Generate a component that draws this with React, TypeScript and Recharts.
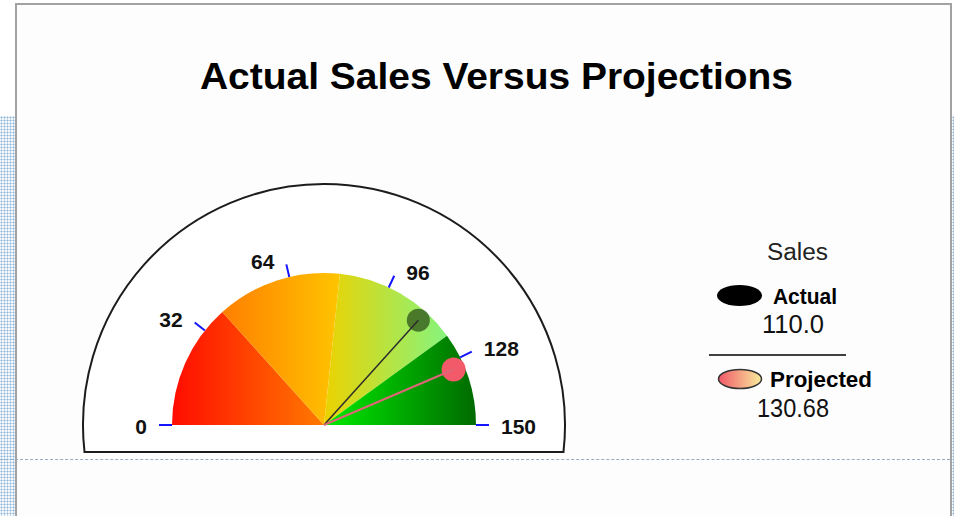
import { PieChart, Pie, Cell, Legend } from 'recharts';

// chart values
const chartTitle = 'Actual Sales Versus Projections';
const bandNames = ['0-40', '40-80', '80-120', '120-150'];
const bandValues = [40, 40, 40, 30];
const bandColors = [
  ['#ff0c00', '#ff7a00'],
  ['#ff7f00', '#ffc400'],
  ['#ecd200', '#86f47e'],
  ['#00ec00', '#006a00'],
];
const axisTicks = [0, 32, 64, 96, 128, 150];
const gaugeMax = 150;
const legendTitle = 'Sales';
const seriesNames = ['Actual', 'Projected'];
const seriesValues = [110.0, 130.68];
const seriesLabels = ['110.0', '130.68'];

// geometry
const CX = 324;
const CY = 425;
const R = 152;
const CASE_R = 241;
const NEEDLE_R = 141;
const TICK_LEN = 13;

const bandData = bandNames.map((name, i) => ({ name, value: bandValues[i] }));
const tickData = axisTicks.slice(1).map((t, i) => ({ name: `${axisTicks[i]}-${t}`, value: t - axisTicks[i] }));
const needleData = seriesNames.map((name, i) => [
  { name, value: seriesValues[i] },
  { name: 'rest', value: gaugeMax - seriesValues[i] },
]);

const needleStyles = [
  { line: '#2c2c2c', lineWidth: 1.5, fill: 'rgba(34,66,18,0.68)', r: 11.5 },
  { line: '#de6676', lineWidth: 2, fill: '#f25a6a', r: 12 },
];

const FONT = 'Arial, "Liberation Sans", Helvetica, sans-serif';

function Casing() {
  const off = 27;
  const dx = Math.sqrt(CASE_R * CASE_R - off * off);
  const d = `M ${CX - dx} ${CY + off} A ${CASE_R} ${CASE_R} 0 1 1 ${CX + dx} ${CY + off} Z`;
  return (
    <svg width={954} height={516} style={{ position: 'absolute', left: 0, top: 0 }}>
      <text
        x={200}
        y={89}
        textLength={593}
        lengthAdjust="spacingAndGlyphs"
        fontFamily={FONT}
        fontWeight="bold"
        fontSize={37}
        fill="#000"
      >
        {chartTitle}
      </text>
      <path d={d} fill="#fff" stroke="#1c1c1c" strokeWidth={2} />
    </svg>
  );
}

function tickMark(cx: number, cy: number, angle: number, value: number, key: string) {
  const a = (angle * Math.PI) / 180;
  const cos = Math.cos(a);
  const sin = Math.sin(a);
  const x1 = cx + R * cos;
  const y1 = cy - R * sin;
  const x2 = cx + (R + TICK_LEN) * cos;
  const y2 = cy - (R + TICK_LEN) * sin;
  let anchor = 'middle';
  let dx = 0;
  if (cos < -0.01) {
    anchor = 'end';
    dx = -12;
  } else if (cos > 0.01) {
    anchor = 'start';
    dx = 12;
  }
  const flat = Math.abs(sin) < 0.01;
  return (
    <g key={key}>
      <line x1={x1} y1={y1} x2={x2} y2={y2} stroke="#1414ff" strokeWidth={2} />
      <text
        x={x2 + dx}
        y={y2 + (flat ? 1 : -3)}
        textAnchor={anchor}
        dominantBaseline="central"
        fontFamily={FONT}
        fontWeight="bold"
        fontSize={21}
        fill="#111"
      >
        {value}
      </text>
    </g>
  );
}

function renderTick(props: any) {
  const i = props.index;
  const last = i === tickData.length - 1;
  return (
    <g>
      {tickMark(props.cx, props.cy, props.startAngle, axisTicks[i], 's')}
      {last && tickMark(props.cx, props.cy, props.endAngle, axisTicks[i + 1], 'e')}
    </g>
  );
}

function makeNeedle(idx: number) {
  const st = needleStyles[idx];
  return (props: any) => {
    if (props.index !== 0) return null;
    const a = (props.endAngle * Math.PI) / 180;
    const ex = props.cx + NEEDLE_R * Math.cos(a);
    const ey = props.cy - NEEDLE_R * Math.sin(a);
    return (
      <g>
        <circle cx={ex} cy={ey} r={st.r} fill={st.fill} />
        <line x1={props.cx} y1={props.cy} x2={ex} y2={ey} stroke={st.line} strokeWidth={st.lineWidth} />
      </g>
    );
  };
}

function SalesLegend() {
  return (
    <svg width={190} height={200}>
      <defs>
        <linearGradient id="projLegend" x1="0" y1="0" x2="1" y2="0">
          <stop offset="0%" stopColor="#f05868" />
          <stop offset="100%" stopColor="#f8ec9c" />
        </linearGradient>
      </defs>
      <text x={97.5} y={25} textAnchor="middle" fontFamily={FONT} fontSize={23} fill="#222" textLength={61} lengthAdjust="spacingAndGlyphs">
        {legendTitle}
      </text>
      <ellipse cx={39.5} cy={60.5} rx={22.5} ry={10.5} fill="#000" />
      <text x={73} y={69} fontFamily={FONT} fontWeight="bold" fontSize={22} fill="#000" textLength={64} lengthAdjust="spacingAndGlyphs">
        {seriesNames[0]}
      </text>
      <text x={93} y={98} textAnchor="middle" fontFamily={FONT} fontSize={26} fill="#111" textLength={62} lengthAdjust="spacingAndGlyphs">
        {seriesLabels[0]}
      </text>
      <line x1={9} y1={120} x2={146} y2={120} stroke="#000" strokeWidth={1.5} />
      <ellipse cx={40} cy={144} rx={21.5} ry={9.5} fill="url(#projLegend)" stroke="#333" strokeWidth={1.5} />
      <text x={70} y={152} fontFamily={FONT} fontWeight="bold" fontSize={22} fill="#000" textLength={102} lengthAdjust="spacingAndGlyphs">
        {seriesNames[1]}
      </text>
      <text x={93} y={182} textAnchor="middle" fontFamily={FONT} fontSize={26} fill="#111" textLength={72} lengthAdjust="spacingAndGlyphs">
        {seriesLabels[1]}
      </text>
    </svg>
  );
}

const dotted = {
  backgroundColor: '#f4f8fc',
  backgroundImage: 'radial-gradient(#8fb6d8 0.8px, transparent 1.2px)',
  backgroundSize: '3px 3px',
};

export default function App() {
  return (
    <div style={{ position: 'absolute', left: 0, top: 0, width: 954, height: 516, overflow: 'hidden', background: '#fff' }}>
      <div style={{ position: 'absolute', left: 0, top: 116, width: 15, height: 400, ...dotted }} />
      <div style={{ position: 'absolute', left: 952, top: 116, width: 2, height: 400, ...dotted }} />
      <div
        style={{
          position: 'absolute',
          left: 15,
          top: 3,
          width: 933,
          height: 540,
          border: '2px solid #a2a2a2',
          background: '#fdfdfd',
        }}
      />
      <div style={{ position: 'absolute', left: 0, top: 459, width: 950, height: 0, borderTop: '1px dashed #93adc4' }} />
      <Casing />
      <div style={{ position: 'absolute', left: 0, top: 0 }}>
        <PieChart width={954} height={516} margin={{ top: 0, right: 0, bottom: 0, left: 0 }}>
          <defs>
            {bandColors.map((c, i) => (
              <linearGradient key={i} id={`band${i}`} x1="0" y1="0" x2="1" y2="0">
                <stop offset="0%" stopColor={c[0]} />
                <stop offset="100%" stopColor={c[1]} />
              </linearGradient>
            ))}
          </defs>
          <Pie
            data={bandData}
            dataKey="value"
            cx={CX}
            cy={CY}
            innerRadius={0}
            outerRadius={R}
            startAngle={180}
            endAngle={0}
            stroke="none"
            isAnimationActive={false}
          >
            {bandData.map((b, i) => (
              <Cell key={b.name} fill={`url(#band${i})`} />
            ))}
          </Pie>
          <Pie
            data={tickData}
            dataKey="value"
            cx={CX}
            cy={CY}
            innerRadius={R}
            outerRadius={R}
            startAngle={180}
            endAngle={0}
            fill="transparent"
            stroke="none"
            labelLine={false}
            label={renderTick}
            isAnimationActive={false}
          />
          {needleData.map((d, i) => (
            <Pie
              key={seriesNames[i]}
              data={d}
              dataKey="value"
              cx={CX}
              cy={CY}
              innerRadius={0}
              outerRadius={NEEDLE_R}
              startAngle={180}
              endAngle={0}
              fill="transparent"
              stroke="none"
              labelLine={false}
              label={makeNeedle(i)}
              isAnimationActive={false}
            />
          ))}
          <Legend
            content={<SalesLegend />}
            wrapperStyle={{ position: 'absolute', left: 700, top: 235, width: 190, height: 200 }}
          />
        </PieChart>
      </div>
    </div>
  );
}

——

Please quote the lines of the material, beginning with the first and ending with the one that contains "const seriesLabels = ['110.0', '130.68'];", exactly as written and without any pictures.

Generate a component that draws this with React, TypeScript and Recharts.
import { PieChart, Pie, Cell, Legend } from 'recharts';

// chart values
const chartTitle = 'Actual Sales Versus Projections';
const bandNames = ['0-40', '40-80', '80-120', '120-150'];
const bandValues = [40, 40, 40, 30];
const bandColors = [
  ['#ff0c00', '#ff7a00'],
  ['#ff7f00', '#ffc400'],
  ['#ecd200', '#86f47e'],
  ['#00ec00', '#006a00'],
];
const axisTicks = [0, 32, 64, 96, 128, 150];
const gaugeMax = 150;
const legendTitle = 'Sales';
const seriesNames = ['Actual', 'Projected'];
const seriesValues = [110.0, 130.68];
const seriesLabels = ['110.0', '130.68'];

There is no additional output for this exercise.